Finnegan Oldfield: "C’était une expérience humaine de dingue. Serais-je légitime?, me demandais-je. J’arrive tel un gros paumé cisgenre qui n’a pas envie d’être là. Et puis je tombe sur une troupe des gens formidables qui connaissent bien leur texte. Je vais vivre des instants qui font écho à ma propre existence, découvrir ma voie et donner beaucoup de moi-même, comme dit Bryan. J’ai adoré le tournage, je me suis fait des amis. Le film me bouleverse et le rôle m’a marqué. C’est celui dont je suis le plus fier". 

Valérie Lemercier: "Je sortais d’Aline (son rôle préféré) et j’avais quelques scénarios à lire. Celui-ci m’a fait rire.  Il y avait dans le personnage de Noëlle des petits trucs qui me plaisaient. Et encore plus quand j’ai rencontré Bryan. Cette idée d’être dans l’action, d’avancer, de s’occuper de gens qui vont mal, de manger debout, de ne pas avoir le temps d’aller fumer sa clope, un vrai bonheur. Cela me convenait d’autant que je déteste ne rien faire".  

Un rôle à contre-emploi, cette mère poule peu démonstrative?  

C’est vrai qu’on n’a pas l’habitude de me voir comme ça. On m’a plutôt cataloguée dans le genre grande bourgeoise. A tort. Je suis une fille d’agriculteurs, pas l’aristo de mes premiers films.

Dans le fond vous aimez surprendre

En effet. Ne pas être là où on m’attend. Je refuse d’être géolocalisée.  J’essaye de comprendre ce que le réalisateur a rêvé, de me montrer sincère. Je ne suis pas obligée d’être drôle. Cela m’a changée de me retrouver avec ces jeunes qui souffrent. Je suis de leur côté. Je voulais être avec eux, partager avec eux.

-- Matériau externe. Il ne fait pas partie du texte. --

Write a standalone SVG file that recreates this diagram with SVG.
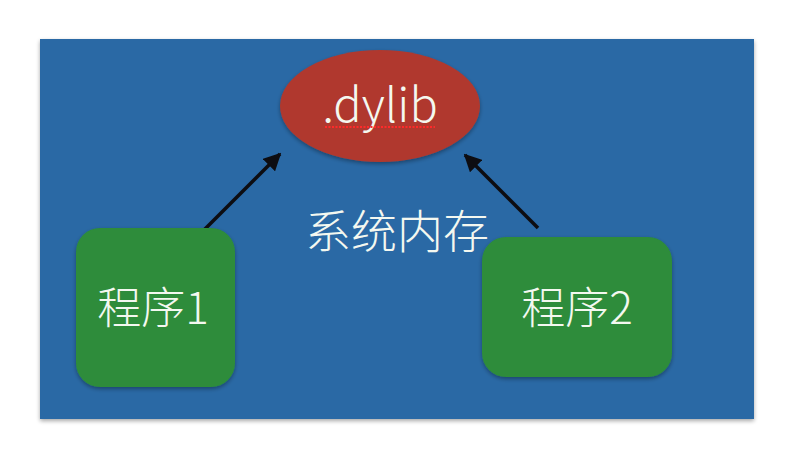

Toujours très active, Valérie Lemercier est en train d’écrire une comédie où elle tient le rôle principal aux côtés de deux partenaires amies. "J’évoque des thèmes actuels, notamment le féminisme. Mais je ne vous en dirai pas davantage".

"L’Arche de Noé", à l’affiche dans les salles de Suisse romande dès mercredi 29 novembre.